Installed, a slot-drain system can cost about $40,000, and a channel-drain system between $50,000 and $60,000 - a wise insurance investment considering the surface degradation that results from standing water. A channel drain can also be specified with its own subterranean pitch, requiring extra excavation and sequential installation of numbered U-channels, at an additional cost of $5,000 to $7,000. But the so-called pre-sloped system - installed with some frequency in Texas, less so in California and virtually nowhere else - is completely unnecessary, according to Cucchiara, whose company nonetheless offers one such system to those who demand it. "It's overkill to the 10th power," he says. "With a track, we don't need the extra velocity of flow rate that a pre-sloped system will give you." That's because the mere existence of catch basins every 81 feet creates a gravitational pull on the water in between - even if the channel or pipe is absolutely level. "As the rainfall starts to come into the drain, the water actually forms what's known as a hydraulic grade line," Cucchiara says. "It basically forms its own slope because it's dropping out into that box."

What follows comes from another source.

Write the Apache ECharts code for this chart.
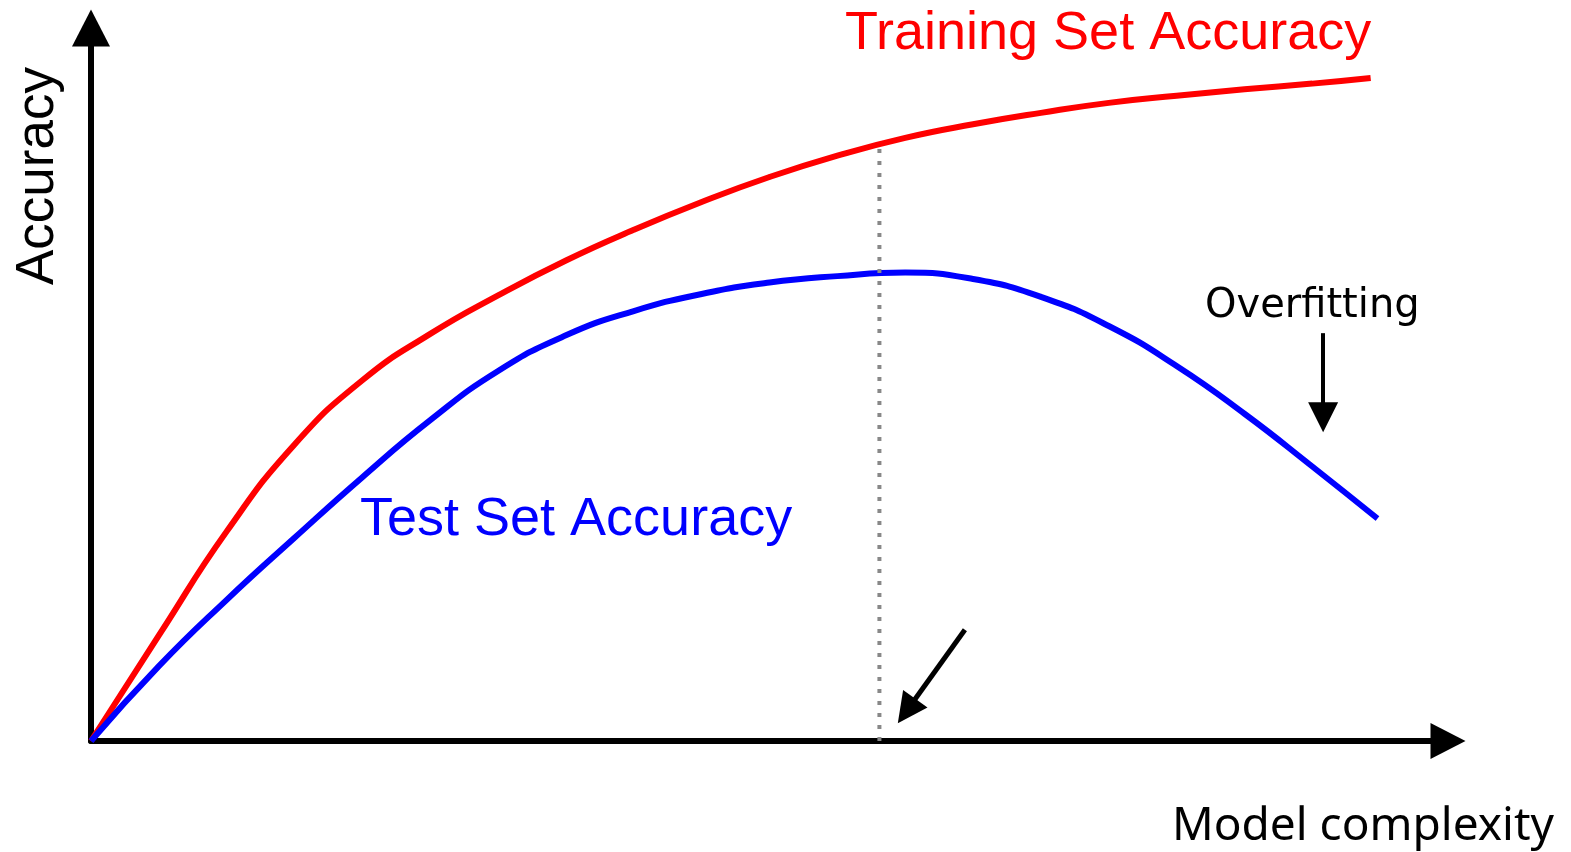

Track drainage is overdesigned for the sole reason that maintenance is too often an afterthought, Cucchiara adds. "When you look at what you're draining - roughly a 30-foot paved area stretching continuously around a 400-meter track - and you do the engineering calculations on hydraulic flow, you'll find that the perimeter drain is way overdesigned as far as what it can handle in the way of rainfall," he says. "But that's okay, because they don't get cleaned out - even the channel drains. You want it to be overdesigned so that it can have two inches of silt in it and still drain 100 percent. When the water hits the track and runs down, it goes over the edge and it's gone."